The world wavered and quivered and threatened to burst into flames. It is I who
am blocking the way, he thought. Was he not being looked at and pointed at; was
he not weighted there, rooted to the pavement, for a purpose? But for what
purpose?
In this
extract of Septimus’s stream of consciousness, there are profound moments of
absolute clarity. This is a man who has
observed man’s inhumanity to man. The moment
of war has passed yet for Septimus the ‘horror’ is always at the surface,
‘quivering and threaten[ing] like Clarissa’s memories at Bourton. He is asking
questions about the state of Man. The state of the future that lies ahead of
him. The ‘whip’ seems to be some almighty force that could crush humanity at
any moment – most fitting for the times we find ourselves in today.
And this is
the way in which I see the Modernist movement within literature. It is no
longer an investigation of the external workings of the world, rather an
introspective exploration into the workings on the human mind, which was, at
this time, reeling from the trauma of one of the most horrific wars known to
mankind.
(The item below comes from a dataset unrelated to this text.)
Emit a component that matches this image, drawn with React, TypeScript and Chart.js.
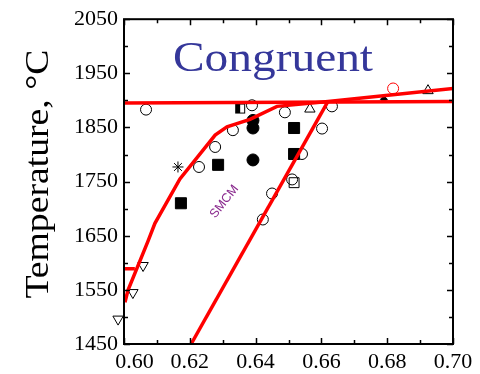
import React, { useEffect, useRef } from 'react';
import { Chart, registerables } from 'chart.js';

Chart.register(...registerables);

const X_MIN = 0.6;
const X_MAX = 0.7;
const Y_MIN = 1450;
const Y_MAX = 2050;

const xTickValues = [0.6, 0.62, 0.64, 0.66, 0.68, 0.7];
const xTickLabels = ['0.60', '0.62', '0.64', '0.66', '0.68', '0.70'];
const xMinorTicks = [0.61, 0.63, 0.65, 0.67, 0.69];
const yTickValues = [1450, 1550, 1650, 1750, 1850, 1950, 2050];
const yMinorTicks = [1500, 1600, 1700, 1800, 1900, 2000];

const yAxisTitle = 'Temperature, °C';
const regionLabel = 'Congruent';
const regionLabelPos = { x: 0.6149, y: 1954 };
const curveLabel = 'SMCM';
const curveLabelPos = { x: 0.6305, y: 1713 };

// red phase-boundary lines
const flatLine = [
  { x: 0.6, y: 1895 },
  { x: 0.7, y: 1898 },
];
const liquidus = [
  { x: 0.6003, y: 1527 },
  { x: 0.6012, y: 1549 },
  { x: 0.6073, y: 1640 },
  { x: 0.6094, y: 1673 },
  { x: 0.617, y: 1755 },
  { x: 0.6277, y: 1836 },
  { x: 0.6313, y: 1851 },
  { x: 0.6383, y: 1865 },
  { x: 0.6465, y: 1889 },
  { x: 0.662, y: 1898 },
  { x: 0.7, y: 1922 },
];
const shortLine = [
  { x: 0.6, y: 1589 },
  { x: 0.6033, y: 1589 },
];
const solidus = [
  { x: 0.6204, y: 1450 },
  { x: 0.662, y: 1898 },
];

// experimental markers
const openCircles = [
  { x: 0.6067, y: 1883 },
  { x: 0.6228, y: 1777 },
  { x: 0.6277, y: 1814 },
  { x: 0.6331, y: 1845 },
  { x: 0.6389, y: 1891 },
  { x: 0.6489, y: 1878 },
  { x: 0.6602, y: 1848 },
  { x: 0.6632, y: 1889 },
  { x: 0.6541, y: 1801 },
  { x: 0.6511, y: 1754 },
  { x: 0.645, y: 1728 },
  { x: 0.6422, y: 1680 },
];
const redCircles = [{ x: 0.6818, y: 1922 }];
const trianglesUp = [
  { x: 0.6565, y: 1884 },
  { x: 0.6924, y: 1918 },
];
const trianglesDown = [
  { x: 0.6058, y: 1595 },
  { x: 0.6027, y: 1545 },
  { x: 0.5982, y: 1496 },
];
const diamonds = [{ x: 0.679, y: 1902 }];
const filledSquares = [
  { x: 0.6173, y: 1710 },
  { x: 0.6286, y: 1781 },
  { x: 0.6517, y: 1849 },
  { x: 0.6517, y: 1801 },
];
const halfSquares = [{ x: 0.6353, y: 1885 }];
const openSquares = [{ x: 0.6517, y: 1748 }];
const filledCircles = [
  { x: 0.6392, y: 1863 },
  { x: 0.6392, y: 1849 },
  { x: 0.6392, y: 1790 },
];
const asterisks = [{ x: 0.6164, y: 1777 }];

const SERIF = '"Liberation Serif", "Times New Roman", Times, serif';
const SANS = '"Liberation Sans", Arial, Helvetica, sans-serif';

function makeHalfSquare(): HTMLCanvasElement {
  const c = document.createElement('canvas');
  c.width = 12;
  c.height = 12;
  const g = c.getContext('2d')!;
  g.fillStyle = '#000';
  g.fillRect(1, 1, 5, 10);
  g.strokeStyle = '#000';
  g.lineWidth = 1;
  g.strokeRect(1.5, 1.5, 9, 9);
  return c;
}

const decorPlugin = {
  id: 'decor',
  afterDraw(chart: any) {
    const { ctx, chartArea } = chart;
    const { left, right, top, bottom } = chartArea;
    const xs = chart.scales.x;
    const ys = chart.scales.y;
    ctx.save();
    ctx.strokeStyle = '#000';
    ctx.lineWidth = 1.5;
    ctx.beginPath();
    const major = 6;
    const minor = 4;
    xTickValues.forEach((v) => {
      const px = Math.round(xs.getPixelForValue(v)) + 0.5;
      ctx.moveTo(px, bottom);
      ctx.lineTo(px, bottom - major);
      ctx.moveTo(px, top);
      ctx.lineTo(px, top + major);
    });
    xMinorTicks.forEach((v) => {
      const px = Math.round(xs.getPixelForValue(v)) + 0.5;
      ctx.moveTo(px, bottom);
      ctx.lineTo(px, bottom - minor);
      ctx.moveTo(px, top);
      ctx.lineTo(px, top + minor);
    });
    yTickValues.forEach((v) => {
      const py = Math.round(ys.getPixelForValue(v)) + 0.5;
      ctx.moveTo(left, py);
      ctx.lineTo(left + major, py);
      ctx.moveTo(right, py);
      ctx.lineTo(right - major, py);
    });
    yMinorTicks.forEach((v) => {
      const py = Math.round(ys.getPixelForValue(v)) + 0.5;
      ctx.moveTo(left, py);
      ctx.lineTo(left + minor, py);
      ctx.moveTo(right, py);
      ctx.lineTo(right - minor, py);
    });
    ctx.stroke();

    ctx.lineWidth = 2;
    ctx.strokeRect(left, top, right - left, bottom - top);

    // x tick labels
    ctx.fillStyle = '#000';
    ctx.font = `22px ${SERIF}`;
    ctx.textAlign = 'center';
    ctx.textBaseline = 'alphabetic';
    xTickValues.forEach((v, i) => {
      const px = xs.getPixelForValue(v) + (i === 0 ? 10.5 : 0);
      ctx.fillText(xTickLabels[i], px, bottom + 24);
    });

    // y axis title
    ctx.save();
    ctx.font = `33px ${SERIF}`;
    const tw = ctx.measureText(yAxisTitle).width;
    ctx.translate(48, (top + bottom) / 2 - 7.5);
    ctx.rotate(-Math.PI / 2);
    ctx.scale(249 / tw, 1);
    ctx.textAlign = 'center';
    ctx.fillText(yAxisTitle, 0, 0);
    ctx.restore();

    // Congruent label
    ctx.save();
    ctx.font = `42px ${SERIF}`;
    ctx.fillStyle = '#35379a';
    const cw = ctx.measureText(regionLabel).width;
    ctx.translate(xs.getPixelForValue(regionLabelPos.x), ys.getPixelForValue(regionLabelPos.y));
    ctx.scale(200 / cw, 1);
    ctx.textAlign = 'left';
    ctx.fillText(regionLabel, 0, 0);
    ctx.restore();

    // SMCM label
    ctx.save();
    ctx.font = `12.5px ${SANS}`;
    ctx.fillStyle = '#8a2a8e';
    ctx.translate(xs.getPixelForValue(curveLabelPos.x), ys.getPixelForValue(curveLabelPos.y));
    ctx.rotate((-52 * Math.PI) / 180);
    ctx.textAlign = 'center';
    ctx.textBaseline = 'middle';
    ctx.fillText(curveLabel, 0, 0);
    ctx.restore();

    ctx.restore();
  },
};

export default function App() {
  const canvasRef = useRef<HTMLCanvasElement | null>(null);

  useEffect(() => {
    if (!canvasRef.current) return;
    const halfSq = makeHalfSquare();
    const lineDs = (data: any[]) => ({
      data,
      showLine: true,
      borderColor: '#ff0000',
      borderWidth: 3.5,
      pointRadius: 0,
      fill: false,
      tension: 0,
    });
    const markerDs = (data: any[], style: any, radius: number, fill: string, stroke = '#000', extra: any = {}) => ({
      data,
      showLine: false,
      pointStyle: style,
      pointRadius: radius,
      pointBackgroundColor: fill,
      pointBorderColor: stroke,
      pointBorderWidth: 1,
      clip: false,
      ...extra,
    });

    const chart = new Chart(canvasRef.current, {
      type: 'scatter',
      data: {
        datasets: [
          lineDs(flatLine),
          lineDs(liquidus),
          lineDs(shortLine),
          lineDs(solidus),
          markerDs(openCircles, 'circle', 5.5, 'rgba(0,0,0,0)'),
          markerDs(redCircles, 'circle', 5.5, 'rgba(0,0,0,0)', '#ff0000'),
          markerDs(trianglesUp, 'triangle', 6, 'rgba(0,0,0,0)'),
          markerDs(trianglesDown, 'triangle', 6, 'rgba(0,0,0,0)', '#000', { pointRotation: 180 }),
          markerDs(diamonds, 'rectRot', 3.5, '#000'),
          markerDs(filledSquares, 'rect', 7.8, '#000'),
          markerDs(halfSquares, halfSq, 6, '#000'),
          markerDs(openSquares, 'rect', 7, 'rgba(0,0,0,0)'),
          markerDs(filledCircles, 'circle', 6, '#000'),
          markerDs(asterisks, 'star', 5.5, '#000'),
        ] as any,
      },
      options: {
        animation: false,
        responsive: true,
        maintainAspectRatio: false,
        layout: { padding: { left: 0, right: 27, top: 16, bottom: 0 } },
        plugins: { legend: { display: false }, tooltip: { enabled: false } },
        scales: {
          x: {
            type: 'linear',
            min: X_MIN,
            max: X_MAX,
            grid: { display: false, drawTicks: false },
            border: { display: false },
            ticks: { display: false },
            afterFit: (scale: any) => {
              scale.height = 30;
            },
          },
          y: {
            type: 'linear',
            min: Y_MIN,
            max: Y_MAX,
            grid: { display: false, drawTicks: false },
            border: { display: false },
            ticks: {
              color: '#000',
              padding: 6,
              font: { family: SERIF, size: 22 },
              callback: (v: any) => String(v),
            },
            afterBuildTicks: (scale: any) => {
              scale.ticks = yTickValues.map((v) => ({ value: v }));
            },
            afterFit: (scale: any) => {
              scale.width = 124;
            },
          },
        },
      } as any,
      plugins: [decorPlugin],
    });
    return () => chart.destroy();
  }, []);

  return (
    <div style={{ position: 'absolute', left: 0, top: 0, width: 480, height: 374, background: '#fff' }}>
      <canvas ref={canvasRef} />
    </div>
  );
}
If you read Modernist fiction, you will be presented with something
that is fragmented, deliberately dislocated, breaking narrative continuity, moving
away from the traditional presentation of character and disobey rules of syntax
and coherence of narrative language.
I’ll let
Woolf finish today’s talk:
There is no limit to the
horizon, and that nothing — no “method”, no experiment, even of the wildest —
is forbidden, but only falsity and pretence. “The proper stuff of fiction” does
not exist; everything is the proper stuff of fiction, every feeling, every
thought; every quality of brain and spirit is drawn upon; no perception comes
amiss. And if we can imagine the art of fiction come alive and standing in our
midst, she would undoubtedly bid us break her and bully her, as well as honour
and love her, for so her youth is renewed and her sovereignty assured.